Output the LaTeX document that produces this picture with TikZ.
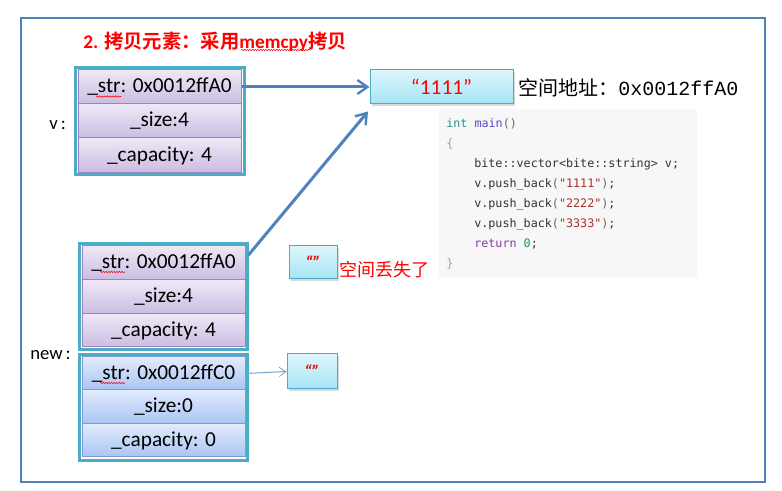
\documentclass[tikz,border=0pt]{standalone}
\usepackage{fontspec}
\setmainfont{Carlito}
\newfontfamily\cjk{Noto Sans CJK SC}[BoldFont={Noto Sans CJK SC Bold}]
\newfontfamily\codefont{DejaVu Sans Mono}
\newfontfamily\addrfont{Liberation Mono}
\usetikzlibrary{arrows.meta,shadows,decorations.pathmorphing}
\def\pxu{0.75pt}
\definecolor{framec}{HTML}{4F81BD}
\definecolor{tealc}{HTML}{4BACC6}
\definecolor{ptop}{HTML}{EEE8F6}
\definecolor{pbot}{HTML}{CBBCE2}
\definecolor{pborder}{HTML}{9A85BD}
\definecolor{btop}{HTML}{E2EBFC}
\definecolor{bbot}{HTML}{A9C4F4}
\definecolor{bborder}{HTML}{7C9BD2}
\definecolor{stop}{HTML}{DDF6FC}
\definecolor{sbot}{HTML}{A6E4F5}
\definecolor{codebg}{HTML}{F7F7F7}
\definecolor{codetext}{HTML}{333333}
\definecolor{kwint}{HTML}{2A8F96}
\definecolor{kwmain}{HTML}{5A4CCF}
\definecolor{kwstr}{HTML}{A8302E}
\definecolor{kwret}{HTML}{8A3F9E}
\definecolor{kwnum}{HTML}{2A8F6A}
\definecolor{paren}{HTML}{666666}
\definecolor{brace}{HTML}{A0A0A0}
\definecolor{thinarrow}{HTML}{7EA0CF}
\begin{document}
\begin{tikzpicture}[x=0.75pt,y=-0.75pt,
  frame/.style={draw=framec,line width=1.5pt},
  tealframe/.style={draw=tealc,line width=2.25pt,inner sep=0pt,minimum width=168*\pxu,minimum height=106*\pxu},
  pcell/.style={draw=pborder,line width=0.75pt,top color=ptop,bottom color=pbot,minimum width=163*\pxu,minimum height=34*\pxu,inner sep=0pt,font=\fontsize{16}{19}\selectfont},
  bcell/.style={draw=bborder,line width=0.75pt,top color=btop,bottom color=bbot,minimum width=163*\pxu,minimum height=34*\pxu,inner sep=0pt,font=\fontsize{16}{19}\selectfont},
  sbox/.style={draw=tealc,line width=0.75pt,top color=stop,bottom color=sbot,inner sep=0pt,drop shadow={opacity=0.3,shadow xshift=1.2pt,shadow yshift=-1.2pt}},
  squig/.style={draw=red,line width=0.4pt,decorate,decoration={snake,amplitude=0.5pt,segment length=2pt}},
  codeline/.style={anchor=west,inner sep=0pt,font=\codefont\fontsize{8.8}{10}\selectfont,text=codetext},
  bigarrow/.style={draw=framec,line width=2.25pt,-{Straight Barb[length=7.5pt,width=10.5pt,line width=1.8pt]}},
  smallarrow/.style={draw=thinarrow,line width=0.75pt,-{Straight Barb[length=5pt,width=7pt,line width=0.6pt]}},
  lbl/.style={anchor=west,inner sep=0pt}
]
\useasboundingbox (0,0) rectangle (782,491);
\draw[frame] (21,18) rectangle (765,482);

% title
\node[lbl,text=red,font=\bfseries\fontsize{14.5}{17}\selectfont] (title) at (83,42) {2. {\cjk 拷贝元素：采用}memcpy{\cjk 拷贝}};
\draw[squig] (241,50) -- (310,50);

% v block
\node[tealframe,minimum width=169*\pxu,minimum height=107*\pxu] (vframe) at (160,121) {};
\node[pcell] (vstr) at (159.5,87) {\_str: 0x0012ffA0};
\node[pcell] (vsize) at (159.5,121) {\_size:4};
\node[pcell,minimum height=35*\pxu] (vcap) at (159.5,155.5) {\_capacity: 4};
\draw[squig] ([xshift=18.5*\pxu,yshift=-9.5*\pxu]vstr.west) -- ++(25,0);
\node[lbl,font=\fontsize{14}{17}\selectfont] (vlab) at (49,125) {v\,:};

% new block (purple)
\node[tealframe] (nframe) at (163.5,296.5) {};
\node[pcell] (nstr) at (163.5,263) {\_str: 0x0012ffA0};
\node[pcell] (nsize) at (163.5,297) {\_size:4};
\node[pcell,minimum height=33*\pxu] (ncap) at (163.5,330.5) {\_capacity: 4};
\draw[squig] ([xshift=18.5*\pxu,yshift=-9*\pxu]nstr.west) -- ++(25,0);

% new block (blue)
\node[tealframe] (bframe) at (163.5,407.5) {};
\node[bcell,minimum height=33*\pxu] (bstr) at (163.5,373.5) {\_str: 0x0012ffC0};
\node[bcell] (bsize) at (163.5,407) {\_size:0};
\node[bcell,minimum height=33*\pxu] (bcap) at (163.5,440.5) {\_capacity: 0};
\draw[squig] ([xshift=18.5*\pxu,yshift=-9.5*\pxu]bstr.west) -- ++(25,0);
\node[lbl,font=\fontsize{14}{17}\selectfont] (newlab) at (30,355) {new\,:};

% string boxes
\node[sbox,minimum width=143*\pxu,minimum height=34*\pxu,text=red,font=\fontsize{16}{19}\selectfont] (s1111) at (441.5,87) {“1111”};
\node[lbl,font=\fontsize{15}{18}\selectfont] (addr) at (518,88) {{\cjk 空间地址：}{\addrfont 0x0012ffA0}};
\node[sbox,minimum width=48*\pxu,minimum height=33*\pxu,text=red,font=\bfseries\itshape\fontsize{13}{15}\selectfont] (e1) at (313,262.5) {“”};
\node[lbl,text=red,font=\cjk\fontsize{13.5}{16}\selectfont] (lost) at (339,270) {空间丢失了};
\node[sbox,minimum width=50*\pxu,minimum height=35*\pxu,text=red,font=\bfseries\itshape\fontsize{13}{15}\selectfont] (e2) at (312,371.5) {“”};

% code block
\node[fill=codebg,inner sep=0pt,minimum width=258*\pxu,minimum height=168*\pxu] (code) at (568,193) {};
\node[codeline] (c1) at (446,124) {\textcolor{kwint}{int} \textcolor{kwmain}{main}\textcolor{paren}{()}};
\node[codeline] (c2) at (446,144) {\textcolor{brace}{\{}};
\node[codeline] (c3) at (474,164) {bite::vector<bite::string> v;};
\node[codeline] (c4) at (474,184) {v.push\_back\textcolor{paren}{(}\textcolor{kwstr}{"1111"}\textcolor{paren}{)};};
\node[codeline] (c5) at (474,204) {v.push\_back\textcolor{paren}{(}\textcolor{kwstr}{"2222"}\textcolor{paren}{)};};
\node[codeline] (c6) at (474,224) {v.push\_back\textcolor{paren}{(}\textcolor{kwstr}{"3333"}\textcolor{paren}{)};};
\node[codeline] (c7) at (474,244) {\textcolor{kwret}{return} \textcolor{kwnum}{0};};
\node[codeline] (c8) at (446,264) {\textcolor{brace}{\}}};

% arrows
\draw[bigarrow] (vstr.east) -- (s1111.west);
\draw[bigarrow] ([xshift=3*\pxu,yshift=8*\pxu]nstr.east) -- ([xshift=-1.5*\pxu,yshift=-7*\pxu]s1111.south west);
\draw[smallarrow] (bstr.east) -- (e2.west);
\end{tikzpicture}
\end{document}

----------

- Request:
Pictures are excluded; output everything else in the data verbatim.

- Completed exercise:
Output the LaTeX document that produces this picture with TikZ.
\documentclass[tikz,border=0pt]{standalone}
\usepackage{fontspec}
\setmainfont{Carlito}
\newfontfamily\cjk{Noto Sans CJK SC}[BoldFont={Noto Sans CJK SC Bold}]
\newfontfamily\codefont{DejaVu Sans Mono}
\newfontfamily\addrfont{Liberation Mono}
\usetikzlibrary{arrows.meta,shadows,decorations.pathmorphing}
\def\pxu{0.75pt}
\definecolor{framec}{HTML}{4F81BD}
\definecolor{tealc}{HTML}{4BACC6}
\definecolor{ptop}{HTML}{EEE8F6}
\definecolor{pbot}{HTML}{CBBCE2}
\definecolor{pborder}{HTML}{9A85BD}
\definecolor{btop}{HTML}{E2EBFC}
\definecolor{bbot}{HTML}{A9C4F4}
\definecolor{bborder}{HTML}{7C9BD2}
\definecolor{stop}{HTML}{DDF6FC}
\definecolor{sbot}{HTML}{A6E4F5}
\definecolor{codebg}{HTML}{F7F7F7}
\definecolor{codetext}{HTML}{333333}
\definecolor{kwint}{HTML}{2A8F96}
\definecolor{kwmain}{HTML}{5A4CCF}
\definecolor{kwstr}{HTML}{A8302E}
\definecolor{kwret}{HTML}{8A3F9E}
\definecolor{kwnum}{HTML}{2A8F6A}
\definecolor{paren}{HTML}{666666}
\definecolor{brace}{HTML}{A0A0A0}
\definecolor{thinarrow}{HTML}{7EA0CF}
\begin{document}
\begin{tikzpicture}[x=0.75pt,y=-0.75pt,
  frame/.style={draw=framec,line width=1.5pt},
  tealframe/.style={draw=tealc,line width=2.25pt,inner sep=0pt,minimum width=168*\pxu,minimum height=106*\pxu},
  pcell/.style={draw=pborder,line width=0.75pt,top color=ptop,bottom color=pbot,minimum width=163*\pxu,minimum height=34*\pxu,inner sep=0pt,font=\fontsize{16}{19}\selectfont},
  bcell/.style={draw=bborder,line width=0.75pt,top color=btop,bottom color=bbot,minimum width=163*\pxu,minimum height=34*\pxu,inner sep=0pt,font=\fontsize{16}{19}\selectfont},
  sbox/.style={draw=tealc,line width=0.75pt,top color=stop,bottom color=sbot,inner sep=0pt,drop shadow={opacity=0.3,shadow xshift=1.2pt,shadow yshift=-1.2pt}},
  squig/.style={draw=red,line width=0.4pt,decorate,decoration={snake,amplitude=0.5pt,segment length=2pt}},
  codeline/.style={anchor=west,inner sep=0pt,font=\codefont\fontsize{8.8}{10}\selectfont,text=codetext},
  bigarrow/.style={draw=framec,line width=2.25pt,-{Straight Barb[length=7.5pt,width=10.5pt,line width=1.8pt]}},
  smallarrow/.style={draw=thinarrow,line width=0.75pt,-{Straight Barb[length=5pt,width=7pt,line width=0.6pt]}},
  lbl/.style={anchor=west,inner sep=0pt}
]
\useasboundingbox (0,0) rectangle (782,491);
\draw[frame] (21,18) rectangle (765,482);

% title
\node[lbl,text=red,font=\bfseries\fontsize{14.5}{17}\selectfont] (title) at (83,42) {2. {\cjk 拷贝元素：采用}memcpy{\cjk 拷贝}};
\draw[squig] (241,50) -- (310,50);

% v block
\node[tealframe,minimum width=169*\pxu,minimum height=107*\pxu] (vframe) at (160,121) {};
\node[pcell] (vstr) at (159.5,87) {\_str: 0x0012ffA0};
\node[pcell] (vsize) at (159.5,121) {\_size:4};
\node[pcell,minimum height=35*\pxu] (vcap) at (159.5,155.5) {\_capacity: 4};
\draw[squig] ([xshift=18.5*\pxu,yshift=-9.5*\pxu]vstr.west) -- ++(25,0);
\node[lbl,font=\fontsize{14}{17}\selectfont] (vlab) at (49,125) {v\,:};

% new block (purple)
\node[tealframe] (nframe) at (163.5,296.5) {};
\node[pcell] (nstr) at (163.5,263) {\_str: 0x0012ffA0};
\node[pcell] (nsize) at (163.5,297) {\_size:4};
\node[pcell,minimum height=33*\pxu] (ncap) at (163.5,330.5) {\_capacity: 4};
\draw[squig] ([xshift=18.5*\pxu,yshift=-9*\pxu]nstr.west) -- ++(25,0);

% new block (blue)
\node[tealframe] (bframe) at (163.5,407.5) {};
\node[bcell,minimum height=33*\pxu] (bstr) at (163.5,373.5) {\_str: 0x0012ffC0};
\node[bcell] (bsize) at (163.5,407) {\_size:0};
\node[bcell,minimum height=33*\pxu] (bcap) at (163.5,440.5) {\_capacity: 0};
\draw[squig] ([xshift=18.5*\pxu,yshift=-9.5*\pxu]bstr.west) -- ++(25,0);
\node[lbl,font=\fontsize{14}{17}\selectfont] (newlab) at (30,355) {new\,:};

% string boxes
\node[sbox,minimum width=143*\pxu,minimum height=34*\pxu,text=red,font=\fontsize{16}{19}\selectfont] (s1111) at (441.5,87) {“1111”};
\node[lbl,font=\fontsize{15}{18}\selectfont] (addr) at (518,88) {{\cjk 空间地址：}{\addrfont 0x0012ffA0}};
\node[sbox,minimum width=48*\pxu,minimum height=33*\pxu,text=red,font=\bfseries\itshape\fontsize{13}{15}\selectfont] (e1) at (313,262.5) {“”};
\node[lbl,text=red,font=\cjk\fontsize{13.5}{16}\selectfont] (lost) at (339,270) {空间丢失了};
\node[sbox,minimum width=50*\pxu,minimum height=35*\pxu,text=red,font=\bfseries\itshape\fontsize{13}{15}\selectfont] (e2) at (312,371.5) {“”};

% code block
\node[fill=codebg,inner sep=0pt,minimum width=258*\pxu,minimum height=168*\pxu] (code) at (568,193) {};
\node[codeline] (c1) at (446,124) {\textcolor{kwint}{int} \textcolor{kwmain}{main}\textcolor{paren}{()}};
\node[codeline] (c2) at (446,144) {\textcolor{brace}{\{}};
\node[codeline] (c3) at (474,164) {bite::vector<bite::string> v;};
\node[codeline] (c4) at (474,184) {v.push\_back\textcolor{paren}{(}\textcolor{kwstr}{"1111"}\textcolor{paren}{)};};
\node[codeline] (c5) at (474,204) {v.push\_back\textcolor{paren}{(}\textcolor{kwstr}{"2222"}\textcolor{paren}{)};};
\node[codeline] (c6) at (474,224) {v.push\_back\textcolor{paren}{(}\textcolor{kwstr}{"3333"}\textcolor{paren}{)};};
\node[codeline] (c7) at (474,244) {\textcolor{kwret}{return} \textcolor{kwnum}{0};};
\node[codeline] (c8) at (446,264) {\textcolor{brace}{\}}};

% arrows
\draw[bigarrow] (vstr.east) -- (s1111.west);
\draw[bigarrow] ([xshift=3*\pxu,yshift=8*\pxu]nstr.east) -- ([xshift=-1.5*\pxu,yshift=-7*\pxu]s1111.south west);
\draw[smallarrow] (bstr.east) -- (e2.west);
\end{tikzpicture}
\end{document}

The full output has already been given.